→ **Problem details**
Repeat the span of the entries below that starts at the line with "Emit a Python" and ends at the line with "plt.rcParams['font.family'] = ['Lato', 'DejaVu", nothing more. Skip the pictures.

[Source code of charts]
========================
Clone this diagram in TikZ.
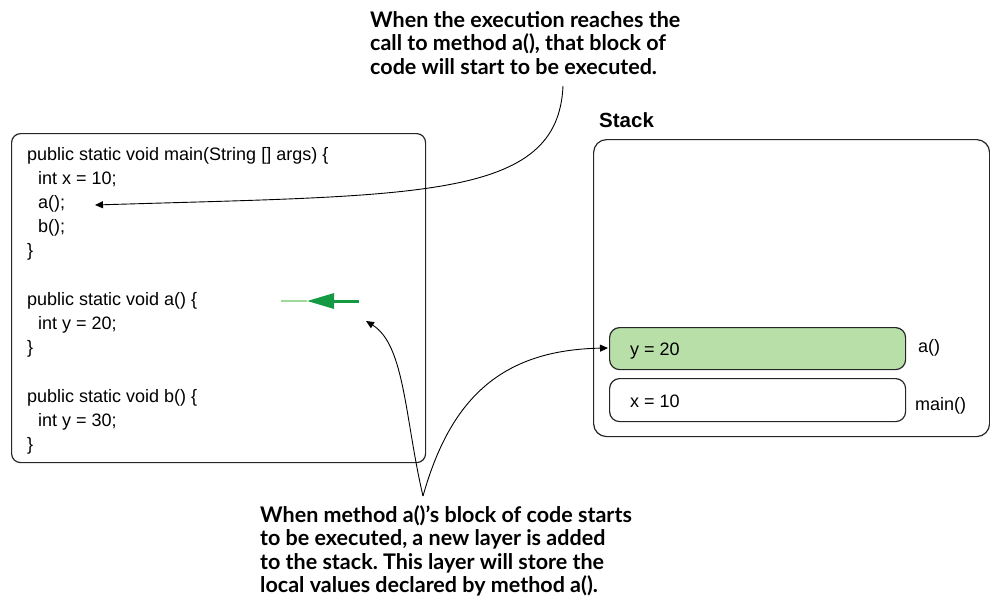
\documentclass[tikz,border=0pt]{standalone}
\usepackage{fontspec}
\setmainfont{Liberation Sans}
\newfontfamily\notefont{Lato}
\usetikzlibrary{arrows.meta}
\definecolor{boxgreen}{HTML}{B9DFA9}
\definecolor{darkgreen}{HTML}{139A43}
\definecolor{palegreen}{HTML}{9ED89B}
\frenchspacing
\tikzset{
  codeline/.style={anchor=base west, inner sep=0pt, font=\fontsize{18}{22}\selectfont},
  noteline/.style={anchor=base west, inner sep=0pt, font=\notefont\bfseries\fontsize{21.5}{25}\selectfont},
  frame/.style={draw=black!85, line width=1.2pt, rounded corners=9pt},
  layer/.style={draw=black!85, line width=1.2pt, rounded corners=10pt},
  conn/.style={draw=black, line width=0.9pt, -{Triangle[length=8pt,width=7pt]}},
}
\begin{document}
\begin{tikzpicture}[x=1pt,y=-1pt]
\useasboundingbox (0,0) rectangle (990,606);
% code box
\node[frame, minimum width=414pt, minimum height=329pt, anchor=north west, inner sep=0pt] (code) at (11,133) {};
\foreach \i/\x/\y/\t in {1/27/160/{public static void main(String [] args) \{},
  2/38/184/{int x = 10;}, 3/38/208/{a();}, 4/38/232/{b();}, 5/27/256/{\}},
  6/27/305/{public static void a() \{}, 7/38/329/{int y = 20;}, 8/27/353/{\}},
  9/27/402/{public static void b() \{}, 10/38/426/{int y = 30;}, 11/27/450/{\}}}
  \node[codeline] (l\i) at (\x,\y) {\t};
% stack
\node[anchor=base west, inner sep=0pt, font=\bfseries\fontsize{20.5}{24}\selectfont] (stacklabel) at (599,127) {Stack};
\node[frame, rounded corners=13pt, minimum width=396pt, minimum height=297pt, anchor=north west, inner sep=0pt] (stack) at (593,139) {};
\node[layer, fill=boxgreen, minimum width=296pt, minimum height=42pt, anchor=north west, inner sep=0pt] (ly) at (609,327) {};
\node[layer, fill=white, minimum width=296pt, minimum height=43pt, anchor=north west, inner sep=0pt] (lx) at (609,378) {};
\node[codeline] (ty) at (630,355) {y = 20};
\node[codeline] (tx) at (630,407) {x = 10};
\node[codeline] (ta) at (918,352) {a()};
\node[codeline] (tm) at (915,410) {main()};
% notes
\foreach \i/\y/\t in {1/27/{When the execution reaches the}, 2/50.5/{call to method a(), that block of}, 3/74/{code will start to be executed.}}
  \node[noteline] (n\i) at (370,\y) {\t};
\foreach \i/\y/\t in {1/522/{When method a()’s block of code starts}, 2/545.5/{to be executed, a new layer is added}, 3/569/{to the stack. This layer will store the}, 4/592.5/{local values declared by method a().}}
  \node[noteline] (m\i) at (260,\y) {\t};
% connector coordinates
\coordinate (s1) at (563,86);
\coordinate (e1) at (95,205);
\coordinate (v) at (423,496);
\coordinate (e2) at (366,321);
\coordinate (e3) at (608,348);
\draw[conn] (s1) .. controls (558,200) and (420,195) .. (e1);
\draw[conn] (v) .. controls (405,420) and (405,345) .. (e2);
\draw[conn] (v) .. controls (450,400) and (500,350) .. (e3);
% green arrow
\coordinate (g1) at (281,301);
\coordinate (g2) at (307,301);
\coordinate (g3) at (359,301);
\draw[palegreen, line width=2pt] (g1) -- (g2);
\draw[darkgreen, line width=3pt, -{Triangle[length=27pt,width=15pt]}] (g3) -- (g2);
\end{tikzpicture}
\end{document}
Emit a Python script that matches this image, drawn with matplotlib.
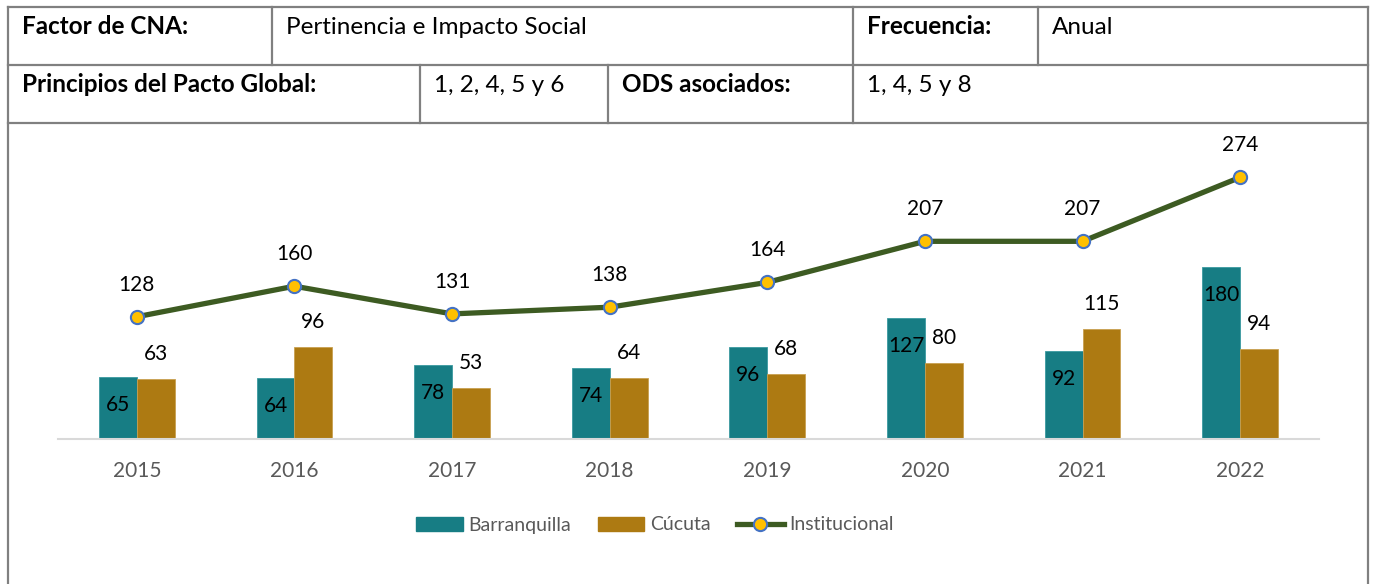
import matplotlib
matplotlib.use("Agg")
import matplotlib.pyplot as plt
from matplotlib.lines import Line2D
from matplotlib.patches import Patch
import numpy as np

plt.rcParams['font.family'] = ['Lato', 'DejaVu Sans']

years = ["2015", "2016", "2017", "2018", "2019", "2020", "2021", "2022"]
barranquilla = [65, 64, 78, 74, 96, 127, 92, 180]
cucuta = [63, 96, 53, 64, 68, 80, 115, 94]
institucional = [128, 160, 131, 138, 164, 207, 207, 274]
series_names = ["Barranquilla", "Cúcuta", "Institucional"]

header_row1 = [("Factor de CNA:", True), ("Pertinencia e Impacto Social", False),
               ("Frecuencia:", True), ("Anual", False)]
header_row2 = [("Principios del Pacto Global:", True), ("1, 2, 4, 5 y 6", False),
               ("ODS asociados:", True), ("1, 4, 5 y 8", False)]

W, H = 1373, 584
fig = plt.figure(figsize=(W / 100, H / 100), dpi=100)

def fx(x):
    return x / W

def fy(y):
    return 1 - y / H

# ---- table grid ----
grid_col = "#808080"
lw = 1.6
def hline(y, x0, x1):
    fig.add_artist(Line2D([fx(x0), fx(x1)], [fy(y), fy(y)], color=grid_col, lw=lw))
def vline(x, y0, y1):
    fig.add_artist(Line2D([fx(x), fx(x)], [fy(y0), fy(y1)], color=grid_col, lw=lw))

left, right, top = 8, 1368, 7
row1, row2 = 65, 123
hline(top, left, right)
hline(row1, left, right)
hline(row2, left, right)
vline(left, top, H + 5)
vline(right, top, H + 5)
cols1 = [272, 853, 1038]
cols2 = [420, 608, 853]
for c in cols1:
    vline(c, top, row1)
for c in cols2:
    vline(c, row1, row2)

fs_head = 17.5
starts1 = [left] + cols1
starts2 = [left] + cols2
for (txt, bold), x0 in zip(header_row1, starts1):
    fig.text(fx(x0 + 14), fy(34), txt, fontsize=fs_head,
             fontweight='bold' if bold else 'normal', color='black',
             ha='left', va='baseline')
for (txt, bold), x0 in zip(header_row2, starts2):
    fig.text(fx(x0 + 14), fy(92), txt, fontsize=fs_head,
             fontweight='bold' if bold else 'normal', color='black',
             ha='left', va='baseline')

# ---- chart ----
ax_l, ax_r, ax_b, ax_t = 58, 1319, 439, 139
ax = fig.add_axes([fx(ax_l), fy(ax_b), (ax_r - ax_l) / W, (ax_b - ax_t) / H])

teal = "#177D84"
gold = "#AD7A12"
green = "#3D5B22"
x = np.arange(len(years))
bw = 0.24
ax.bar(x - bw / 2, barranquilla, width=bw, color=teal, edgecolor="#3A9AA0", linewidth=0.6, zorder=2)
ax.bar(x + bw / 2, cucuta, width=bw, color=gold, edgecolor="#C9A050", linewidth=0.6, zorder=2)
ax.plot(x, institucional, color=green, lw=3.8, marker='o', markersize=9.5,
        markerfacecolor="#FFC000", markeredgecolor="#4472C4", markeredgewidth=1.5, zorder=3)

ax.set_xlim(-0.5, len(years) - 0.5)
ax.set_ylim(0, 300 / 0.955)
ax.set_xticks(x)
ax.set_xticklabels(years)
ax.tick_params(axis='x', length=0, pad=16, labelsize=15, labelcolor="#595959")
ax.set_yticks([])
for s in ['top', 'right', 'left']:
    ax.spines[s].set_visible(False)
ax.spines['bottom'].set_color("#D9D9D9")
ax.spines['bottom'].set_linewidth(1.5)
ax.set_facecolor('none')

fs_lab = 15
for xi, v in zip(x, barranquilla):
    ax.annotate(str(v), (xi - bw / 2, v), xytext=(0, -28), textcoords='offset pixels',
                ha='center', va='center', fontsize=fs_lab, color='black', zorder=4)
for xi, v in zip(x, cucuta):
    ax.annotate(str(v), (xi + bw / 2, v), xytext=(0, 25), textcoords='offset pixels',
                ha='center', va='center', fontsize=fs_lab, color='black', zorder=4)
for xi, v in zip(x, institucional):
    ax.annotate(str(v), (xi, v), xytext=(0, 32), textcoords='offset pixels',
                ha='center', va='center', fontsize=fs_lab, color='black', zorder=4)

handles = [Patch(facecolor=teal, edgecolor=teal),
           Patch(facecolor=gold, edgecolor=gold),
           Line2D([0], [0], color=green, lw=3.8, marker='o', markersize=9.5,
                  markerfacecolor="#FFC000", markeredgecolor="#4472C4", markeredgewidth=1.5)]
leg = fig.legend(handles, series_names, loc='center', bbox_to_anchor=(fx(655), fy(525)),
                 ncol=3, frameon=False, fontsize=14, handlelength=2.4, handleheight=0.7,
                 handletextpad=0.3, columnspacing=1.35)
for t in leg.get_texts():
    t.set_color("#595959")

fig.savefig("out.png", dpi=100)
========================
→ **Answer to the task**
Emit a Python script that matches this image, drawn with matplotlib.
import matplotlib
matplotlib.use("Agg")
import matplotlib.pyplot as plt
from matplotlib.lines import Line2D
from matplotlib.patches import Patch
import numpy as np

plt.rcParams['font.family'] = ['Lato', 'DejaVu Sans']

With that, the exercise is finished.